Dr. Martin Luther King Jr. claimed "Communism forgets that life is individual. Capitalism forgets that life is social, and the Kingdom of Brotherhood is found neither in the thesis of Communism nor the antithesis of Capitalism but in a higher synthesis. It is found in a higher synthesis that combines the truths of both".Trade unionist and social activist Allan Engler argued further that economic democracy was the working-class alternative to capitalism. In his book, "Economic Democracy", Engler stated:

"When economic democracy – a world of human equality, democracy and cooperation – is the alternative, capitalism will no longer be seen as a lesser evil. When the working class, not a revolutionary party, is the agency of social transformation, change will be based on workplace organization, community mobilizations and democratic political action. The goal will be to transform capitalism into economic democracy through gains and reforms that improve living conditions while methodically replacing wealth-holders' entitlement with human entitlement, capitalist ownership with community ownership and master-servant relations with workplace democracy."

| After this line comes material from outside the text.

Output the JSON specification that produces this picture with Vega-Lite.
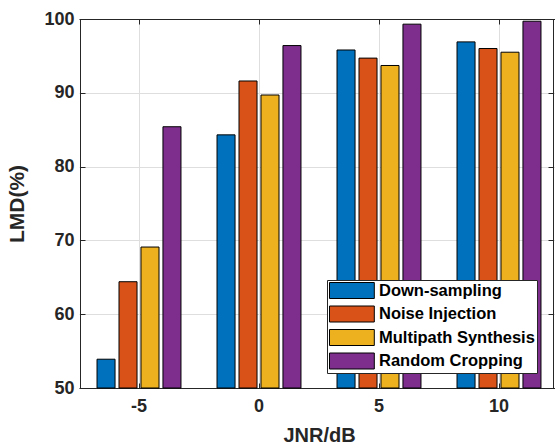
{
  "$schema": "https://vega.github.io/schema/vega-lite/v6.json",
  "width": 473,
  "height": 369,
  "autosize": {"type": "none"},
  "padding": {"left": 80, "top": 19, "right": 2, "bottom": 57},
  "background": "white",
  "config": {
    "view": {"stroke": "#262626", "strokeWidth": 1},
    "font": "Liberation Sans",
    "axis": {
      "labelFont": "Liberation Sans",
      "labelFontWeight": "bold",
      "labelColor": "#262626",
      "titleFont": "Liberation Sans",
      "titleFontWeight": "bold",
      "titleColor": "#262626",
      "domainColor": "#262626",
      "tickColor": "#262626",
      "gridColor": "#dedede",
      "gridWidth": 1
    }
  },
  "data": {
    "values": [
      {"jnr": "-5", "method": "Down-sampling", "lmd": 53.9},
      {"jnr": "-5", "method": "Noise Injection", "lmd": 64.4},
      {"jnr": "-5", "method": "Multipath Synthesis", "lmd": 69.1},
      {"jnr": "-5", "method": "Random Cropping", "lmd": 85.4},
      {"jnr": "0", "method": "Down-sampling", "lmd": 84.3},
      {"jnr": "0", "method": "Noise Injection", "lmd": 91.6},
      {"jnr": "0", "method": "Multipath Synthesis", "lmd": 89.7},
      {"jnr": "0", "method": "Random Cropping", "lmd": 96.4},
      {"jnr": "5", "method": "Down-sampling", "lmd": 95.8},
      {"jnr": "5", "method": "Noise Injection", "lmd": 94.7},
      {"jnr": "5", "method": "Multipath Synthesis", "lmd": 93.7},
      {"jnr": "5", "method": "Random Cropping", "lmd": 99.3},
      {"jnr": "10", "method": "Down-sampling", "lmd": 96.9},
      {"jnr": "10", "method": "Noise Injection", "lmd": 96.0},
      {"jnr": "10", "method": "Multipath Synthesis", "lmd": 95.5},
      {"jnr": "10", "method": "Random Cropping", "lmd": 99.7}
    ]
  },
  "encoding": {
    "xOffset": {
      "field": "method",
      "type": "nominal",
      "sort": ["Down-sampling", "Noise Injection", "Multipath Synthesis", "Random Cropping"],
      "scale": {"paddingInner": 0.18, "paddingOuter": 0.82}
    },
    "y2": {"datum": 50},
    "color": {
      "field": "method",
      "type": "nominal",
      "scale": {
        "domain": ["Down-sampling", "Noise Injection", "Multipath Synthesis", "Random Cropping"],
        "range": ["#0072BD", "#D95319", "#EDB120", "#7E2F8E"]
      },
      "legend": {
        "title": null,
        "orient": "none",
        "legendX": 247,
        "legendY": 261,
        "fillColor": "white",
        "strokeColor": "#262626",
        "padding": 2,
        "symbolType": "M-1,-1H4.6V1H-1Z",
        "symbolSize": 256,
        "symbolStrokeColor": "black",
        "symbolStrokeWidth": 1,
        "symbolOpacity": 1,
        "labelFont": "Liberation Sans",
        "labelFontWeight": "bold",
        "labelFontSize": 16.5,
        "labelColor": "black",
        "labelOffset": 33,
        "rowPadding": 2.5
      }
    }
  },
  "layer": [
    {
      "mark": {"type": "bar", "stroke": "black", "strokeWidth": 1, "opacity": 1},
      "encoding": {
        "x": {
          "field": "jnr",
          "type": "nominal",
          "sort": ["-5", "0", "5", "10"],
          "scale": {"range": [-1, 479], "paddingInner": 0, "paddingOuter": 0},
          "axis": {
            "title": "JNR/dB",
            "titleFontSize": 20,
            "titlePadding": 10,
            "labelFontSize": 18,
            "labelAngle": 0,
            "labelPadding": 14,
            "bandPosition": 0.5,
            "grid": true,
            "tickSize": -5
          }
        },
        "y": {
          "field": "lmd",
          "type": "quantitative",
          "scale": {"domain": [50, 100], "zero": false, "nice": false},
          "axis": {
            "title": "LMD(%)",
            "titleFontSize": 21,
            "titlePadding": 16,
            "labelFontSize": 18,
            "labelPadding": 11,
            "values": [50, 60, 70, 80, 90, 100],
            "grid": true,
            "tickSize": -5
          }
        }
      }
    },
    {
      "mark": {"type": "bar", "opacity": 0},
      "encoding": {
        "x": {
          "field": "jnr",
          "type": "nominal",
          "sort": ["-5", "0", "5", "10"],
          "axis": {
            "orient": "top",
            "title": null,
            "labels": false,
            "grid": false,
            "bandPosition": 0.5,
            "tickSize": -5
          }
        },
        "y": {
          "field": "lmd",
          "type": "quantitative",
          "axis": {
            "orient": "right",
            "title": null,
            "labels": false,
            "grid": false,
            "values": [50, 60, 70, 80, 90, 100],
            "tickSize": -5
          }
        }
      }
    }
  ],
  "resolve": {"axis": {"x": "independent", "y": "independent"}}
}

Assuming that "democracy is not just a political value, but one with profound economic implications", Schweickart suggested "the problem is not to choose between plan and market, but to integrate these institutions into a democratic framework". According to Schweickart, economic democracy, like capitalism, can be defined in terms of three basic features:

  • Worker Self-Management: Each productive enterprise is controlled democratically by its workers.
  • Social Control of Investment: Funds for new investment are generated by a capital assets tax and are returned to the economy through a network of public investment banks."
  • The Market: These enterprises interact with one another and with consumers in an environment largely free of governmental price controls. Raw materials, instruments of production and consumer goods are all bought and sold at prices largely determined by the forces of supply and demand.

In real-world practice, Schweickart concedes economic democracy will be more complicated and less "pure" than this model. However, to grasp the nature of the system and to understand its essential dynamic, it is important to have a clear picture of the basic structure. Capitalism is characterized by private ownership of productive resources, the market, and wage labor. The Soviet economic model abolished private ownership of productive resources (by collectivizing all farms and factories) and the market (by instituting central planning), but retained wage labor.

Proposed models for economic democracy generally begin with abolishing wage labor. Schweickart's model goes further to abolish private ownership of productive resources. Other proposals recommend abolishing the market, as well.